ST. PETERSBURG, Fla. _ Let's start here to help explain the Tigers' 8-7 loss to the Rays at Tropicana Field, with a routine fly ball to right-center field.
It's the first ball in play Jordan Zimmermann allows on Wednesday night. It's a play that's made nearly all the time, but in this dome, with a rookie center fielder, it falls to the turf. It was an early preview of the wackiness that was to come.
It didn't stop in the bottom of the first inning on that play, not in the next inning when another ball fell to the turf, or in the fourth, when Zimmermann lost his stuff.
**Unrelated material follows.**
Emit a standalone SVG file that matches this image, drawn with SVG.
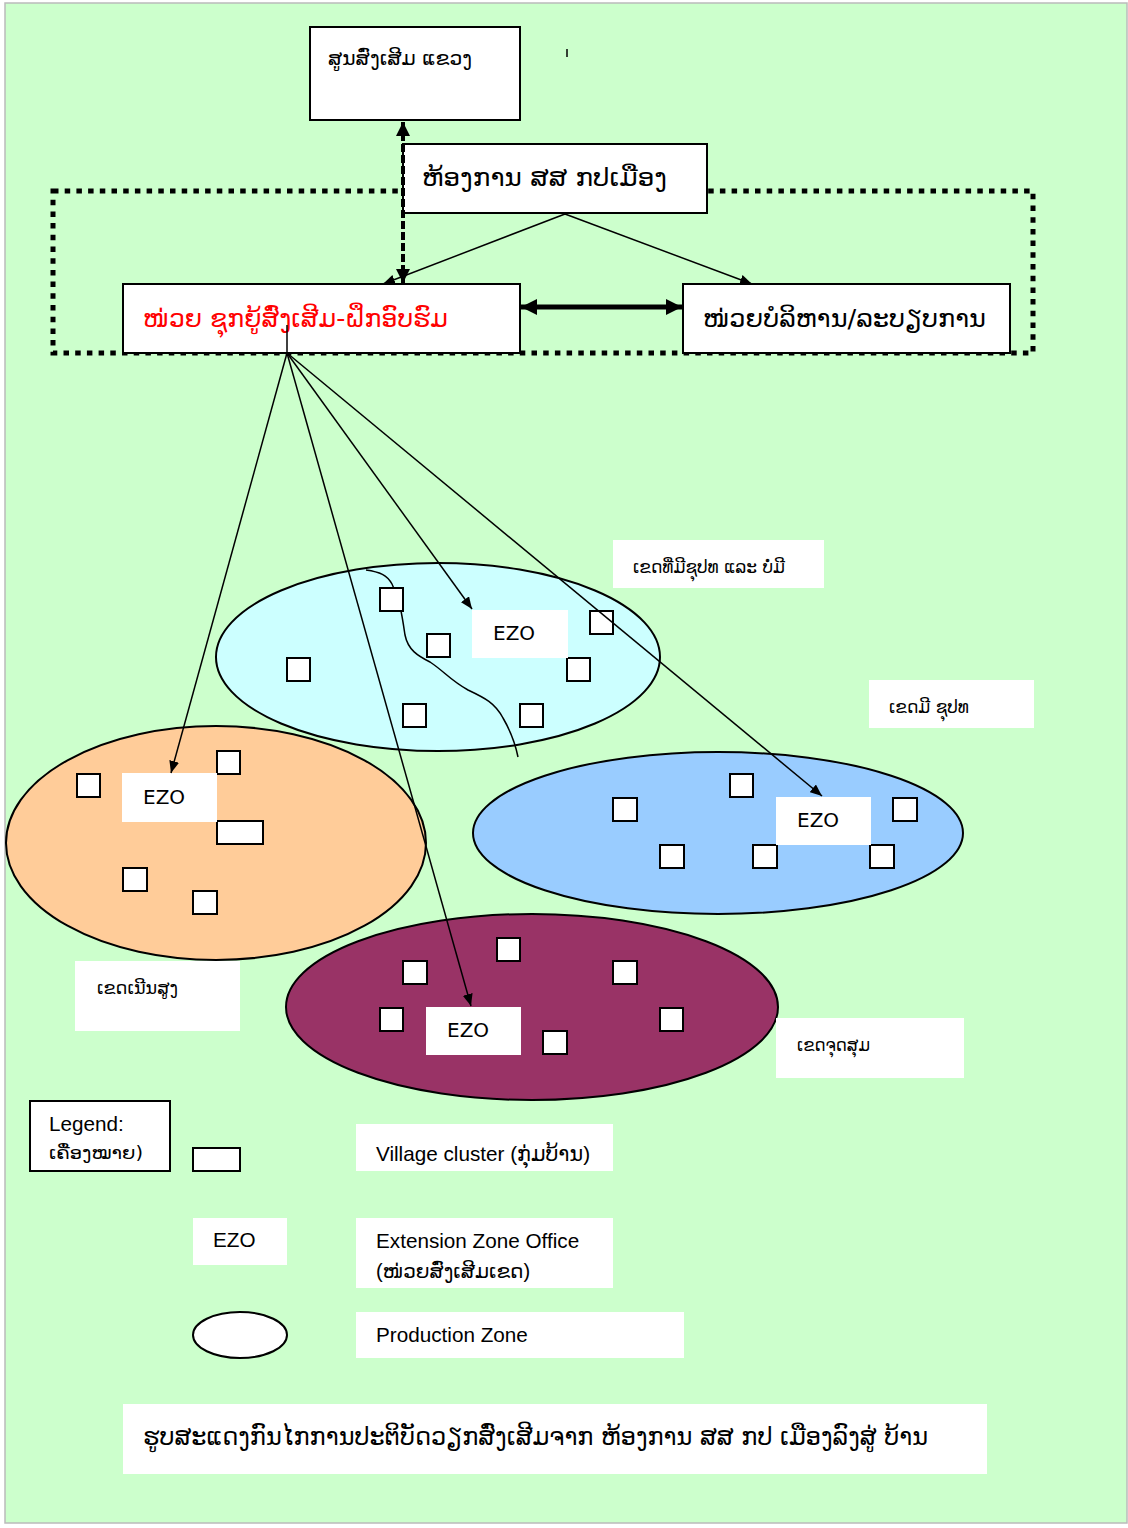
<svg xmlns="http://www.w3.org/2000/svg" width="1128" height="1528" viewBox="0 0 1128 1528">
<style>
.box{fill:#fff;stroke:#000;stroke-width:2}
.lbl{fill:#fff;stroke:none}
.sq{fill:#fff;stroke:#000;stroke-width:2}
.t{font-family:"Liberation Sans","DejaVu Sans",sans-serif;fill:#000}
.lao{font-family:"DejaVu Sans","Liberation Sans",sans-serif;fill:#000}
.ezo{font-family:"DejaVu Sans",sans-serif;font-size:20px;fill:#000}
.fan{stroke:#000;stroke-width:1.5;fill:none}
.ell{stroke:#000;stroke-width:2}
</style>
<defs>
<marker id="ah" viewBox="0 0 12 10" refX="12" refY="5" markerWidth="12" markerHeight="10" markerUnits="userSpaceOnUse" orient="auto"><path d="M0,0 L12,5 L0,10 Z" fill="#000"/></marker>
<marker id="ahb" viewBox="0 0 16 16" refX="16" refY="8" markerWidth="16" markerHeight="16" markerUnits="userSpaceOnUse" orient="auto-start-reverse"><path d="M0,0 L16,8 L0,16 Z" fill="#000"/></marker>
<marker id="ahd" viewBox="0 0 14 14" refX="14" refY="7" markerWidth="14" markerHeight="14" markerUnits="userSpaceOnUse" orient="auto-start-reverse"><path d="M0,0 L14,7 L0,14 Z" fill="#000"/></marker>
<clipPath id="cv"><rect x="356" y="1124" width="257" height="47"/></clipPath>
<clipPath id="ce"><rect x="356" y="1218" width="257" height="70"/></clipPath>
</defs>
<rect x="0" y="0" width="1128" height="1528" fill="#fff"/>
<rect x="5" y="3" width="1122" height="1520" fill="#CCFFCC" stroke="#bbbbbb" stroke-width="1.5"/>

<g id="group-frame">
<rect x="53" y="191" width="980" height="162" fill="none" stroke="#000" stroke-width="5" stroke-dasharray="5.5,6.2"/>
</g>

<g id="node-province">
<rect class="box" x="310" y="27" width="210" height="93"/>
<text class="lao" x="328" y="65" font-size="20" textLength="144" lengthAdjust="spacingAndGlyphs">ສູນສົ່ງເສີມ ແຂວງ</text>
</g>
<line x1="567" y1="49" x2="567" y2="57" stroke="#000" stroke-width="1.5"/>

<g id="node-district">
<rect class="box" x="403" y="144" width="304" height="69"/>
<text class="lao" x="422" y="186" font-size="24" textLength="245" lengthAdjust="spacingAndGlyphs">ຫ້ອງການ ສສ ກປເມືອງ</text>
</g>

<g id="node-support">
<rect class="box" x="123" y="284" width="397" height="69"/>
<text class="lao" x="143" y="327" font-size="24" style="fill:#ff0000" textLength="305" lengthAdjust="spacingAndGlyphs">ໜ່ວຍ ຊຸກຍູ້ສົ່ງເສີມ-ຝຶກອົບຮົມ</text>
</g>

<g id="node-admin">
<rect class="box" x="683" y="284" width="327" height="69"/>
<text class="lao" x="703" y="327" font-size="24" textLength="283" lengthAdjust="spacingAndGlyphs">ໜ່ວຍບໍລິຫານ/ລະບຽບການ</text>
</g>

<g id="zone-cyan">
<ellipse class="ell" cx="438" cy="657" rx="222" ry="94" fill="#CCFFFF"/>
<path d="M366,570 C380,572 387,575 392,584 C400,600 402,615 405,635 C408,650 418,656 430,662 C445,672 450,680 468,690 C485,698 495,703 503,718 C510,730 515,742 518,757" fill="none" stroke="#000" stroke-width="1.5"/>
<rect class="sq" x="380" y="588" width="23" height="23"/>
<rect class="sq" x="427" y="634" width="23" height="23"/>
<rect class="sq" x="287" y="658" width="23" height="23"/>
<rect class="sq" x="590" y="611" width="23" height="23"/>
<rect class="sq" x="567" y="658" width="23" height="23"/>
<rect class="sq" x="403" y="704" width="23" height="23"/>
<rect class="sq" x="520" y="704" width="23" height="23"/>
<rect class="lbl" x="472" y="610" width="96" height="48"/>
<text class="ezo" x="493" y="640">EZO</text>
</g>

<g id="zone-orange">
<ellipse class="ell" cx="216" cy="843" rx="210" ry="117" fill="#FFCC99"/>
<rect class="sq" x="77" y="774" width="23" height="23"/>
<rect class="sq" x="217" y="751" width="23" height="23"/>
<rect class="sq" x="217" y="821" width="46" height="23"/>
<rect class="sq" x="123" y="868" width="24" height="23"/>
<rect class="sq" x="193" y="891" width="24" height="23"/>
<rect class="lbl" x="122" y="773" width="95" height="49"/>
<text class="ezo" x="143" y="804">EZO</text>
</g>

<g id="zone-blue">
<ellipse class="ell" cx="718" cy="833" rx="245" ry="81" fill="#99CCFF"/>
<rect class="sq" x="613" y="798" width="24" height="23"/>
<rect class="sq" x="730" y="774" width="23" height="23"/>
<rect class="sq" x="893" y="798" width="24" height="23"/>
<rect class="sq" x="660" y="845" width="24" height="23"/>
<rect class="sq" x="753" y="845" width="24" height="23"/>
<rect class="sq" x="870" y="845" width="24" height="23"/>
<rect class="lbl" x="776" y="797" width="95" height="48"/>
<text class="ezo" x="797" y="827">EZO</text>
</g>

<g id="zone-maroon">
<ellipse class="ell" cx="532" cy="1007" rx="246" ry="93" fill="#993366"/>
<rect class="sq" x="497" y="938" width="23" height="23"/>
<rect class="sq" x="403" y="961" width="24" height="23"/>
<rect class="sq" x="613" y="961" width="24" height="23"/>
<rect class="sq" x="380" y="1008" width="23" height="23"/>
<rect class="sq" x="660" y="1008" width="23" height="23"/>
<rect class="sq" x="543" y="1031" width="24" height="23"/>
<rect class="lbl" x="426" y="1007" width="95" height="48"/>
<text class="ezo" x="447" y="1037">EZO</text>
</g>

<g id="label-cyan">
<rect class="lbl" x="613" y="540" width="211" height="48"/>
<text class="lao" x="633" y="573" font-size="17" textLength="152" lengthAdjust="spacingAndGlyphs">ເຂດທີ່ມີຊຸປທ ແລະ ບໍ່ມີ</text>
</g>
<g id="label-blue">
<rect class="lbl" x="869" y="680" width="165" height="48"/>
<text class="lao" x="889" y="713" font-size="17" textLength="80" lengthAdjust="spacingAndGlyphs">ເຂດມີ ຊຸປທ</text>
</g>
<g id="label-orange">
<rect class="lbl" x="75" y="961" width="165" height="70"/>
<text class="lao" x="97" y="994" font-size="17" textLength="81" lengthAdjust="spacingAndGlyphs">ເຂດເນີນສູງ</text>
</g>
<g id="label-maroon">
<rect class="lbl" x="776" y="1018" width="188" height="60"/>
<text class="lao" x="797" y="1051" font-size="17" textLength="73" lengthAdjust="spacingAndGlyphs">ເຂດຈຸດສຸມ</text>
</g>

<g id="connectors">
<line x1="403" y1="122" x2="403" y2="283" stroke="#000" stroke-width="4" stroke-dasharray="8,3" marker-start="url(#ahd)" marker-end="url(#ahd)"/>
<line x1="565" y1="214" x2="383" y2="284" stroke="#000" stroke-width="1.5" marker-end="url(#ah)"/>
<line x1="565" y1="214" x2="752" y2="284" stroke="#000" stroke-width="1.5" marker-end="url(#ah)"/>
<line x1="521" y1="307" x2="682" y2="307" stroke="#000" stroke-width="5" marker-start="url(#ahb)" marker-end="url(#ahb)"/>
<line x1="287" y1="325" x2="287" y2="353" class="fan"/>
<line x1="287" y1="353" x2="171" y2="773" class="fan" marker-end="url(#ah)"/>
<line x1="287" y1="353" x2="471" y2="1006" class="fan" marker-end="url(#ah)"/>
<line x1="287" y1="353" x2="472" y2="609" class="fan" marker-end="url(#ah)"/>
<line x1="287" y1="353" x2="822" y2="796" class="fan" marker-end="url(#ah)"/>
</g>

<g id="legend">
<rect class="box" x="30" y="1101" width="140" height="70"/>
<text class="t" x="49" y="1131" font-size="20.7">Legend:</text>
<text class="lao" x="49" y="1159" font-size="18" textLength="94" lengthAdjust="spacingAndGlyphs">ເຄື່ອງໝາຍ)</text>
<rect class="sq" x="193" y="1148" width="47" height="23"/>
<rect class="lbl" x="356" y="1124" width="257" height="47"/>
<text class="t" x="376" y="1161" font-size="20.7" clip-path="url(#cv)">Village cluster (ກຸ່ມບ້ານ)</text>
<rect class="lbl" x="193" y="1218" width="94" height="47"/>
<text class="t" x="213" y="1247" font-size="20.7">EZO</text>
<rect class="lbl" x="356" y="1218" width="257" height="70"/>
<text class="t" x="376" y="1248" font-size="20.7">Extension Zone Office</text>
<text class="t" x="376" y="1278" font-size="20" clip-path="url(#ce)">(ໜ່ວຍສົ່ງເສີມເຂດ)</text>
<ellipse cx="240" cy="1335" rx="47" ry="23" fill="#fff" stroke="#000" stroke-width="2"/>
<rect class="lbl" x="356" y="1312" width="328" height="46"/>
<text class="t" x="376" y="1342" font-size="20.7">Production Zone</text>
</g>

<g id="caption">
<rect class="lbl" x="123" y="1404" width="864" height="70"/>
<text class="lao" x="143" y="1445" font-size="24" textLength="785" lengthAdjust="spacingAndGlyphs">ຮູບສະແດງກົນໄກການປະຕິບັດວຽກສົ່ງເສີມຈາກ ຫ້ອງການ ສສ ກປ ເມືອງລົງສູ່ ບ້ານ</text>
</g>
</svg>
It wasn't any less wacky when Zimmermann _ just like that _ got his stuff back the next inning, or when the Tigers bunted into a double play an inning after that or when the sure-handed Kevin Kiermaier whiffed on a ball a few batters later.
But in the midst of all that madness, there was a Tigers team who would not let Rays ace right-hander Chris Archer beat them. There was Zimmermann, who somehow stuck around for six innings. And there was Miguel Cabrera, whose two outstanding at-bats against Archer keyed a comeback effort.
When Kiermaier missed Nick Castellanos' sinking line drive to left-center field in the top of the sixth inning, three runs scored. And when Francisco Rodriguez blew his second save of the season, it was a fitting ending for a strange game.
Rodriguez allowed a walk, a double and then Jose Iglesias injured himself trying to turn a double play as the Rays walked off with an 8-7 win.
At the end of the first inning, after Archer cut through the top of the Tigers' order with great stuff and Zimmermann allowed two of the most unlucky runs you'll see all season, it seemed unlikely. At the end of the fourth inning, after the Rays hit rocket-after-rocket off Zimmermann to open a four-run lead, it seemed even more unlikely.
But then Cabrera came to the plate with two men on and one out. After taking a pair of nasty sliders, Cabrera hit a 95-mph fastball for a scorching RBI double to right-center field. One batter later, on Victor Martinez's blooper to left field, the ever-instinctive Cabrera kept running as a diving attempt by Corey Peterson went awry, pulling the Tigers within a run.
It wouldn't be the last big miss for the Rays.
That didn't come until the Tigers whiffed on a big play of their own. After James McCann walked to open the top of the sixth inning, Andrew Romine was hit by a pitch, bringing Jones to the plate.
On this night, he looked more like a rookie than he has all season. There was the miscommunication with Collins in the first inning. Another with Collins and second baseman Ian Kinsler in the second.
But this was by far his biggest blunder: Assigned to bunt the runners over, Jones popped up to third base and did not leave the batter's box. Instead of making the catch, Rays veteran Evan Longoria let the ball fall and turned the double play.
But after the Rays switched relievers, Iglesias and Kinsler walked to load the bases. Castellanos followed with a triple to right-center field, untouched by Kiermaier, the reigning American League Gold Glove Award winner in center field, to put the Tigers ahead.
It was Castellanos' second triple of the game. The last Tiger to triple twice in a game was Austin Jackson on Aug. 5, 2012, according to Baseball-Reference.com.
With a two-run lead, the Tigers' bullpen gave it back. Alex Wilson allowed a run on three hits in the seventh inning. But Justin Wilson, pitching on two days' rest, blew away the Rays in the eighth, striking out the side, before Rodriguez lost it in the ninth inning.
Cabrera went 3-for-4 with two RBIs. His first was set-up by a Kinsler single and stolen base. Castellanos' sixth inning triple was the biggest hit, until Longoria's double in the bottom of the ninth inning.
And this, in the most unlikely of fashions, was the Tigers' biggest loss of the season.